The Harmonic Minor scale is simply a Natural Minor scale that accounts for the raised seventh degree (the use of a leading tone) which is borrowed from the Major Scale.

It's a derived scale. That is, it is an artificial "list" of notes that are used when you use a "borrowed" major dominant harmony.

The Harmonic Minor introduces an awkward augmented 2nd interval between the 6th and 7th degrees. So a further alteration, the raised 6th degree (again, "borrowed" from the major scale) smooths over the Aug. 2nd and provides a leading tone when ascending (resolving back to the tonic).

This Melodic Minor scale is actually not seen much "in the wild" and it actually implies a Major Subdominant harmony (IV) in minor, which I have not seen very often in real music.

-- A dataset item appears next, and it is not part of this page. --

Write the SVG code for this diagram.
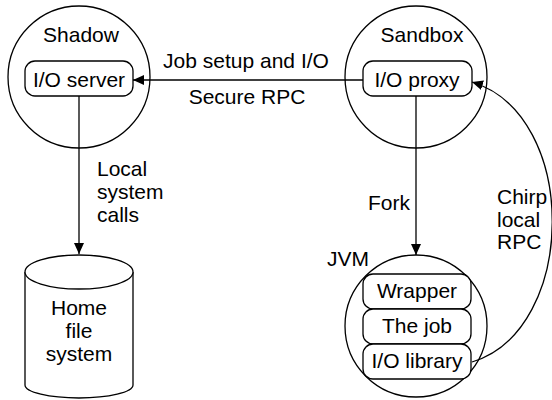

Artificial scales are everywhere. If you think about it, the Chromatic Scale is simply a list of all the notes by semi-tone that divide an octave.

These artificial scales are different from the seven natural modes which are diatonic scales.

Diatonic scales use a combination of major and minor 2nd intervals to divide the octave into seven steps. This is actually derived from the naturally occurring harmonic series of overtones...at least that's what I THINK. (Pythagoras, back me up here.)

A mode is a particular emphasis (tonally) of one particular member of the diatonic sequence.

Diatonicism provides the tonal foundation of western music. Modes that result from the diatonic sequence DO occur "in the wild."

History has all but sifted out the modes into two very common ones...the Major scale (Ionian mode) and the Minor scale (Aeolian mode). However you still hear plenty of Mixolydian and Dorian modes today too.